Soon, the first humans began using the caves as a shelter. Discoveries such as animal bones, pottery, and even a human skull prove that the Grottes du Cerdon were inhabited over 10,000 years ago. The caves have long been considered useful by humans, thanks to their strategically significant location on a belvedere overlooking the plain. Ideal for defensive purposes!
However, it was only in 1930 that the full extent of the cave, as we know now it, was discovered. At this time, a local cheesemaker was using part of the cave to mature his Bleu de Gex. His curiosity, piqued by bats, led him to discover an enormous underground gallery.
Now, the Grottes du Cerdon are open to the public. Visitors can admire the extensive underground network, stretching over one kilometre. But that’s not all! Visitors to the caves can also explore the Prehistoric Leisure Park. The leisure park allows visitors of all ages to learn about the site and about archaeology in general.
This unique attraction has proved very popular, as the Grottes du Cerdon welcomes tens of thousands of visitors every year. This makes the caves one of the most visited places in Ain and the Jura Mountains.

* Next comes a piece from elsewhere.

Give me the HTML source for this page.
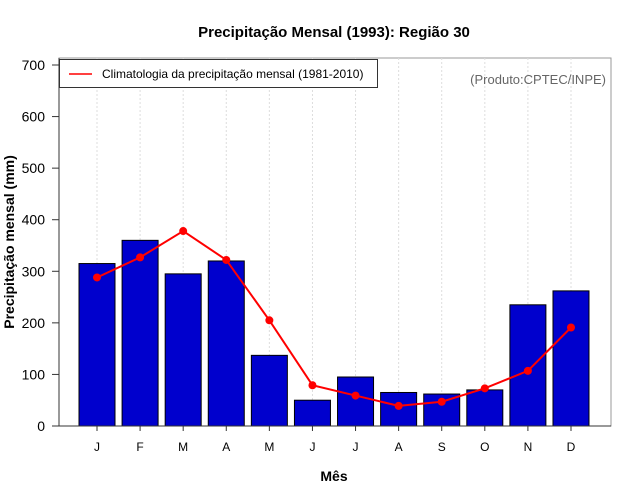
<!DOCTYPE html>
<html><head><meta charset="utf-8"><style>body{margin:0;background:#fff}svg{display:block;font-family:"Liberation Sans",sans-serif}</style></head>
<body>
<svg id="chart" width="640" height="500">
<rect width="640" height="500" fill="#fff"/>
<text x="334" y="37" text-anchor="middle" font-size="15" font-weight="bold">Precipitação Mensal (1993): Região 30</text>
<rect x="59" y="58" width="552" height="368" fill="none" stroke="#999" stroke-width="1"/>
<g id="grid"></g><g id="bars"></g><g id="line"></g><g id="axes"></g>
<line x1="59" y1="58" x2="59" y2="426" stroke="#333"/>
<line x1="59" y1="426" x2="611" y2="426" stroke="#333"/>
<g>
<rect x="59.5" y="59.5" width="318" height="28" fill="#fff" stroke="#333"/>
<line x1="69" y1="74" x2="92" y2="74" stroke="#f00" stroke-width="1.5"/>
<text x="102" y="78" font-size="12">Climatologia da precipitação mensal (1981-2010)</text>
</g>
<text x="606" y="84" text-anchor="end" font-size="13" fill="#666">(Produto:CPTEC/INPE)</text>
<text x="334" y="481" text-anchor="middle" font-size="14" font-weight="bold">Mês</text>
<text transform="translate(14,242) rotate(-90)" text-anchor="middle" font-size="14" font-weight="bold">Precipitação mensal (mm)</text>
</svg>
<script>
const months=["J","F","M","A","M","J","J","A","S","O","N","D"];
const observed=[315,360,295,320,137,50,95,65,62,70,235,262];
const climatology=[288,327,378,322,205,79,59,39,47,73,107,191];
const yTicks=[0,100,200,300,400,500,600,700];
const NS="http://www.w3.org/2000/svg";
const xs=i=>97+i*43.09;
const ys=v=>426-v*(361/700);
function mk(t,a,p){const e=document.createElementNS(NS,t);for(const k in a)e.setAttribute(k,a[k]);p.appendChild(e);return e;}
const grid=document.getElementById('grid'),bars=document.getElementById('bars'),line=document.getElementById('line'),axes=document.getElementById('axes');
months.forEach((m,i)=>{
 const g=mk('line',{x1:xs(i),x2:xs(i),y1:58,y2:426,stroke:'#ddd','stroke-dasharray':'2,2'},grid);
 
 
 const r=mk('rect',{x:xs(i)-18,y:ys(observed[i]),width:36,height:ys(0)-ys(observed[i]),fill:'#0000cd',stroke:'#000','stroke-width':1},bars);
 
 
 const tk=mk('line',{x1:xs(i),x2:xs(i),y1:426,y2:431,stroke:'#333'},axes);
 
 
 const t=mk('text',{x:xs(i),y:451,'text-anchor':'middle','font-size':12},axes);t.textContent=m;
 
 
});
const pl=mk('polyline',{points:climatology.map((v,i)=>xs(i)+','+ys(v)).join(' '),fill:'none',stroke:'#f00','stroke-width':2},line);


climatology.forEach((v,i)=>{
 const c=mk('circle',{cx:xs(i),cy:ys(v),r:4,fill:'#f00'},line);
 
 
});
yTicks.forEach(v=>{
 const tk=mk('line',{x1:52,x2:59,y1:ys(v),y2:ys(v),stroke:'#333'},axes);
 
 
 const t=mk('text',{x:45,y:ys(v)+5,'text-anchor':'end','font-size':14},axes);t.textContent=v;
 
 
});
</script>
</body></html>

So, if you’re staying at a campsite close to the caves, don’t miss the opportunity for a fantastic day out with family or friends.
Open from April onwards, the site is divided into two parts: the caves on one side, and the leisure park on the other.
If you want to visit the caves, there are several options. You can tour the caves with the help of a guide, or independently. On Sundays at 1 pm (booking required), there is a storytelling tour of the caves designed specifically for children, who must be accompanied by an adult.
Please note that there are two parts to the caves tour. The first part is a circuit, which will bring you back to the starting point. However, there is an option to continue along a route with a steep drop that leads to the belvedere, which offers an impressive panoramic view over the Cerdon valley and its vineyards. Caution: this option is more physically demanding.
The leisure park offers numerous interactive activities, putting visitors at the centre of the action. Discover how the first humans lived and what an archaeologist does. Try your hand at an archaeological dig for example, or painting and pottery, with the same techniques that were used during the prehistoric era. You can follow in our ancestors’ footsteps as you learn how to make fire with flint and hunt.
Worried you won’t be able to visit both? No problem – you can buy separate tickets for each part of the site.
There’s plenty for you to discover on your camping trip!